This sets up a basic serverless app in AWS using the CDK v2. The CDK code is TypeScript using Node 16 LTS, the application code is Python 3.9. The app is encrypted end to end and at rest using TLS 1.2 for the APIs and AWS SSE on the back end. It's protected by a Cognito authorizor. It's active-active in two (potentially more) regions. It has a Slack integration that has commands to force failure of one region. It's coded to randomly break every now and then to demonstrate custom error handling and monitoring.

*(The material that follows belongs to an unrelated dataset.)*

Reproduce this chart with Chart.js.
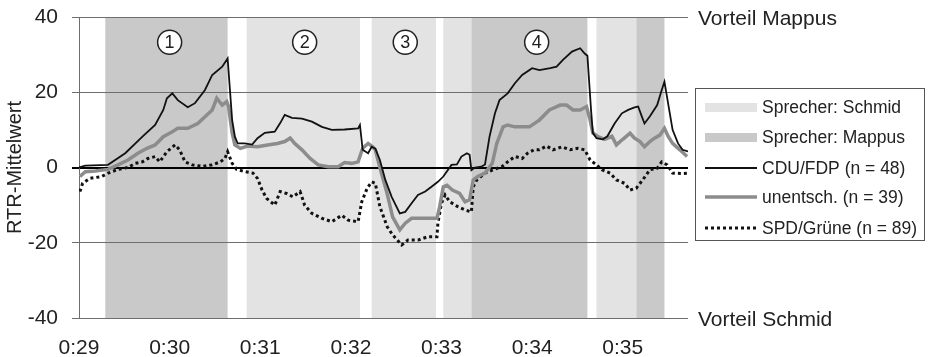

It's designed to minimize lambda cold start times and scale very quickly, but is also throttled heavily to make sure it doesn't get abused.
It consists of:
- an S3 bucket to hold static content
- a DynamoDB table to keep track of logins and page views
- a Cognito user pool to manage logins
- an API Gateway authorizer hooked up to the Cognito pool
- an API Gateway HTTP API that serves up user requests from backing Lambdas
- an API Gateway HTTP API that receives events from Slack
- a CloudWatch alarm that triggers when failed login attempts exceed a threshold and invokes a lambda
- a custom 404 response page
- an EventBridge bus that takes data from the user-facing Lambda requests and sends them to a Lambda that handles DynamoDB updates
- an SQS dead letter queue for events that don't get picked up correctly
- a Lambda to handle messages that show up in the DLQ
- a Kinesis stream hooked up to the DynamoDB stream that writes update info to S3
- a CloudWatch dashboard showing metrics for Lambda invocations, errors, dead letter message counts
The basic flow is:
- user logs in, the attempt is logged to Dynamo
- user is presented with an image Lambda pulls from S3 and a "hello from {relevant region}" message
- clicking the image will usually cause the backing Lambda to send a message on the bus which will write the event to Dynamo, and send back another image indicating an interaction occurred and a "page viewed X times" message
- randomly clicking the image will throw an exception in the Lambda, an error image will be presented instead, and the user will be given a retry option which unless the random number generator is suspiciously consistent should result in the previous step's image being displayed
- when error rates hit a threshold a message is sent to Slack
Note that when you tear down this app you will have to purge and destroy S3 buckets manually and delete any lingering cloudwatch logs because AWS.
Note that this doesn't use any CFn exports, only SSM parameters. This keeps the stacks loosely coupled in case one needs to be changed in a way that would impact another stack; tearing down a bunch of stacks just to tweak the name of something is downtime nobody needs.